El libro y su casi centenar de imágenes resultan un ejercicio revelador. En este mercado ocurre algo curioso: los veguinos parecen felices. Contemplados con cierta envidia por el resto de los santiaguinos más bien amargados, se ven alegres, acaso porque sienten que no tienen jefes, que se mandan solos y son libres. Tienen fama de generosos; ayudan a los menos afortunados y ofrecen un buen servicio a sus clientes. En sus rostros no hay indicios de depresión o agotamiento, a pesar de levantarse antes del amanecer. Los locales son regentados por sus dueños o familiares. Hoy en La Vega Central se mantiene la tradición de heredar las tiendas de padres a hijos, algunos incluso nacidos y criados en el lugar. Cada vez que se desocupa un local, corre una lista de espera. Hoy los más dispuestos a pagar con efectivo en mano son comerciantes peruanos, que ya dominan un pasillo completo.

LA CATEDRAL DE LA VERDURA
Desde sus orígenes, La Vega se compone por una multitud de compradores de todas clases sociales, cargadores, fleteros y disciplinados vendedores, como sacados de una película neorrealista italiana. También de extranjeros avecindados en Chile, mendigos y más de algún perro quiltro, espécimen inevitable de la fauna veguina. Algunos de los nombres de los locales resultan insólitos y parecen oscuras bromas: "El palacio de los pickles y aceitunas", "Carnicería El chunchito", "Frutas y verduras El bigote de pato" o "Rotisería La nueva alegría". Conocidas también son sus cocinerías que ofrecen platos caseros. En "La buena comida de la tía Ruth" los porotos con riendas se sirven a $ 800 y las cazuelas a $1.300. Desde 2005 hay una biblioteca y últimamente una sala de internet.

Durante las noches La Vega sufre una transformación. Los vendedores se van y en sus gangsteriles alrededores, indigentes y alcohólicos se reúnen para dormir bajo cartones cerca de una fogata improvisada. Una vez a la semana son auxiliados por Langar Chile, ONG creada por instructores de yoga kundalini, quienes con sus turbantes blancos reparten comida y té caliente hasta la medianoche.

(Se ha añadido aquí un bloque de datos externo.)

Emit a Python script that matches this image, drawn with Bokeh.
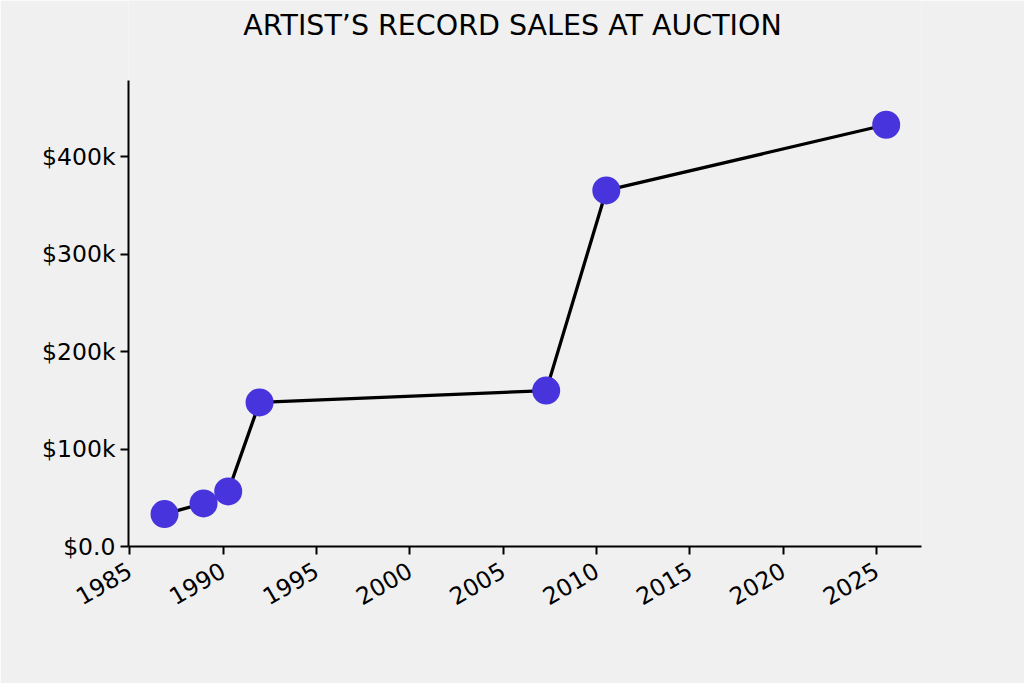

Diego Matte cuenta que Neruda también frecuentaba La Vega. Su libro incluye el prólogo al Canto general donde el premio Nobel recuerda una visita en 1938. El poeta volvía de España y lo invitaban a sitios diversos para dar charlas. Un día de invierno cuando ya había llegado a su casa dispuesto a meterse en cama, cansado y con frío, recordó que a esa misma hora lo estaban esperando para escucharlo en alguna parte. Dio el papel con la dirección a un amigo que lo llevó al sitio donde lo esperaban. Era La Vega Central.

La historia la cuenta el propio Neruda: "Reconozco que miré mucho las frutas y las legumbres ilustres de nuestra Vega Central. Sin ver hombres ni mujeres. Nunca me había fijado en la muchedumbre de gente que transporta, que sube y baja con los sacos, que pulula y se derrama junto a la catedral de la verdura. Terminé la lectura. Entonces se produjo el hecho más importante de mi carrera literaria. Algunos aplaudían. Otros bajaban la cabeza. Luego todos miraron a un hombre, tal vez el dirigente sindical.

Este hombre se levantó igual a los otros con su saco a la cintura, con sus grandes manos en el banco, mirándome me dijo: 'Compañero Pablo, somos gente muy olvidada, nosotros, puedo decirle, nunca habíamos sentido una emoción tan grande. Nosotros queremos...'. Y rompió a llorar, con sollozos que lo sacudían. Muchos de los que estaban junto a él también lloraban. Sentí la garganta anudada por un sentimiento incontenible. La retórica y poética de nuestro tiempo no sale de los libros. Sale de estas reuniones en que el poeta se enfrenta por primera vez con el pueblo".

Así, hoy y siempre, La Vega atrae con su griterío de mercaderías a compradores y amantes del patrimonio que entienden ese rincón como un santuario callejero.